Vitantonio Liuzzi has said that Pirelli needs to be congratulated, rather than condemned, for producing a range of F1 tyres that are difficult to control.
The Italian, who has had to take another step back from the top flight after failing to raise the budget to retain his HRT seat, has railed against recent comments made by Michael Schumacher which called for the tyre manufacturer to rethink its concept to produce rubber that lasted longer and did not play such a big part in deciding the outcome of races.
"Everyone has to drive well below a driver's and, in particular, the car's limits to maintain the tyres," Schumacher told reporters in the Bahrain GP paddock, "I'm not happy about the situation. I just question whether the tyres should play such a big importance. They should last a bit longer, and that you can drive at normal racing car speed and not cruise around like we have a safety car."
Liuzzi, however, insists that it is up to the team and drivers to work to the tyres in order to make them work better.
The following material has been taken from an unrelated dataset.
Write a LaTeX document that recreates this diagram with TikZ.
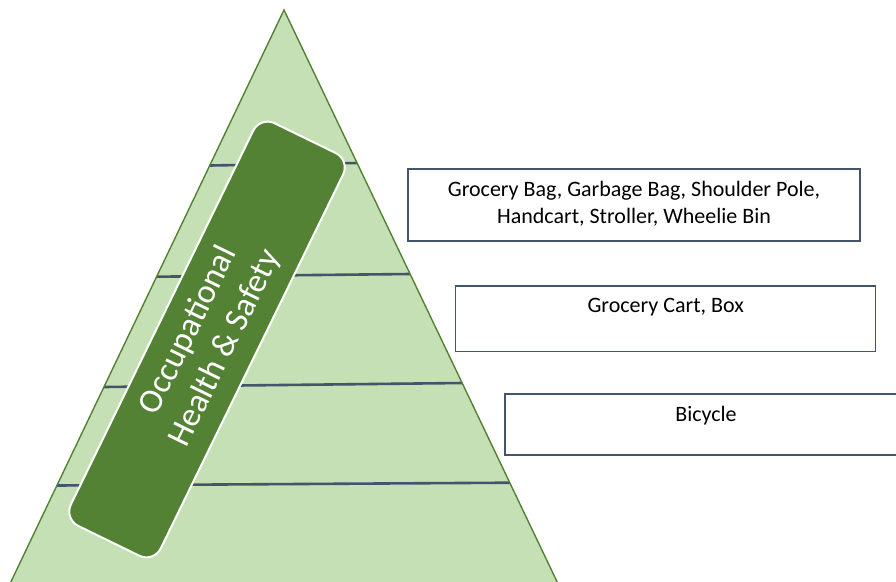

“It's always a challenge for both drivers and engineers to set up the car properly and get the maximum out of them," the Italian, now plying his trade in the successful SuperStars touring car series, noted in an interview with gocar.gr, "The tyres are not blowing up, they are not blistering - but it's a tricky situation. We have to give thumbs up to Pirelli for the work they have done.”
Liuzzi is not alone in opposing Schumacher's comments, as the German's own team-mate recently admitted that he enjoyed the challenge of working with the latest Pirellis.
"We have seen already this year that, when you go from one condition to another, one racetrack to another, one temperature to another... different cars are better on the tyres, so there's a very big engineering challenge to understand why, to adapt and to try and be the one to understand the tyres best," Nico Rosberg
, "Personally, I think it's great for the season [and] couldn't be better for F1."
Rosberg, of course, broke his F1 victory duck in the Chinese Grand Prix, and once again leads Mercedes' championship challenge with 35 points to Schumacher's two. Admittedly, the seven-time world champion has had the worst of the team's luck, twice retiring through no fault of his own, but he appears to be in the minority when it comes to objecting to Pirelli's current rubber, even though the likes of McLaren
have also struggled for consistency across the opening four races of the year.
“The explanation is Pirelli – it's the tyres,” driver-turned-commentator Marc Surer told Servus TV
. “Sometimes, maybe, it's a bit too much, [but] it's been a question of who can make them work, and that is dependant on a number of factors.
“Bridgestone made great tyres that could hold on for the whole race, [but] the only tension was when the two at the front were going to pit. Now, there is a stress factor that has been produced by the tyre company.”